Narrowcasting on the AM band WITH sale: Baltimore radio mainstay's format change continues industry segmentation.

June 17, 1997

THE WORD "broadcasting" connotes serving the widest possible audience. Since the 1920s that is what AM radio was all about. A good example is Baltimore's WBAL, a 50,000-watt clear-channel powerhouse. audible from New England to Bermuda. For decades, it combined news and information with middle-of-the-road music, sports and some talk shows.

WBAL-AM has not had a music format for nearly two decades. One by one, other AM stations, too, have junked their music formats and have started programming for narrowly targeted audiences. When 56-year-old WITH is sold shortly and shifts to gospel, only one AM outlet, big band station WWLG, will keep on playing secular music. Some of AM radio's shift to narrowcasting -- from religion to various talk formats -- is due to technical reasons. In clarity and sound quality AM simply cannot compete with the FM band. That's where all the music has gone. Another reason for the trend is big corporations acquiring stations, says Harry Shriver, a local radio veteran: "Their only consideration is the bottom line. They are not interested in community service because they have never been part of the community."

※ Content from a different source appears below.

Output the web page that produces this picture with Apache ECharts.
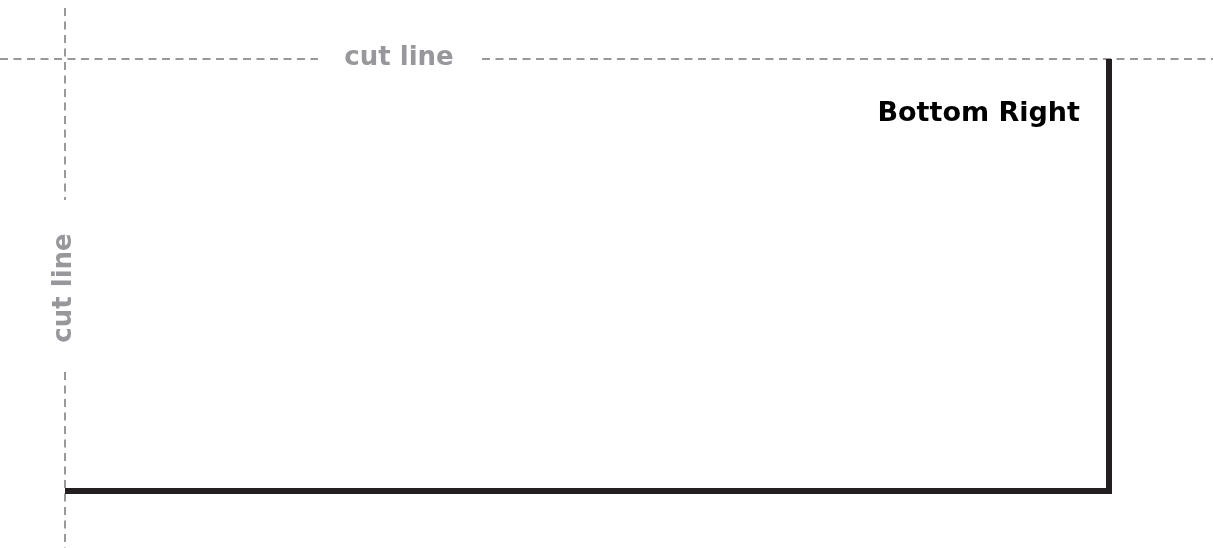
<!DOCTYPE html>
<html>
<head>
<meta charset="utf-8">
<script src="https://cdn.jsdelivr.net/npm/echarts@6/dist/echarts.min.js"></script>
<style>
  html, body { margin: 0; padding: 0; background: #fff; }
  #main { width: 1213px; height: 548px; }
</style>
</head>
<body>
<div id="main"></div>
<script>
// cut marks (page coordinates, y grows downward)
const cutTopLeft = [[0, 59], [318, 59]]
const cutTopRight = [[482, 59], [1213, 59]]
const cutSideUpper = [[65, 8], [65, 200]]
const cutSideLower = [[65, 372], [65, 548]]
// the thick bottom-right corner
const cornerLine = [[65, 491], [1109, 491], [1109, 59]]
// labels
const labelNames = ['cut line', 'cut line', 'Bottom Right']
const labelPoints = [[399, 58], [64, 288], [1080, 114]]

let chart = echarts.init(document.getElementById('main'))

const dashed = (data) => ({
  type: 'line',
  data: data,
  symbol: 'none',
  silent: true,
  lineStyle: { color: '#999999', width: 2, type: [8, 5.5] }
})

let options = {
  animation: false,
  grid: { left: 0, right: 0, top: 0, bottom: 0 },
  xAxis: { type: 'value', min: 0, max: 1213, show: false },
  yAxis: { type: 'value', min: 0, max: 548, inverse: true, show: false },
  series: [
    dashed(cutTopLeft),
    dashed(cutTopRight),
    dashed(cutSideUpper),
    dashed(cutSideLower),
    {
      type: 'line',
      data: cornerLine,
      symbol: 'none',
      silent: true,
      lineStyle: { color: '#231f20', width: 6, join: 'miter', cap: 'butt' }
    },
    {
      type: 'scatter',
      symbolSize: 0,
      silent: true,
      itemStyle: { opacity: 1 },
      data: labelNames.map((name, i) => {
        let item = { name: name, value: labelPoints[i] }
        if (i === 0) {
          item.label = { align: 'center' }
        } else if (i === 1) {
          item.label = { rotate: 90, align: 'center' }
        } else {
          item.label = { align: 'right', color: '#000', fontSize: 27 }
        }
        return item
      }),
      label: {
        show: true,
        position: 'inside',
        formatter: '{b}',
        color: '#98989c',
        fontFamily: 'DejaVu Sans',
        fontWeight: 'bold',
        fontSize: 26,
        verticalAlign: 'middle'
      }
    }
  ]
}
chart.setOption(options)
</script>
</body>
</html>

As late as the 1970s, tiny WITH was still acting big. Under news director Dennis Hill, it ran a substantial local news operation with mobile units and reporters like Tom Lattanzi and Bob Blatchley. Those were the days when all self-respecting AM stations had a local news operation. Today, few stations do.

Older Baltimoreans associate WITH with Buddy Deane or the late Maurice "Hot Rod" Hulbert, who became the first black disk jockey to broadcast here on a white station.

Innovative. That's what WITH was in its halcyon days in the 1950s and early 1960s. It will be remembered fondly.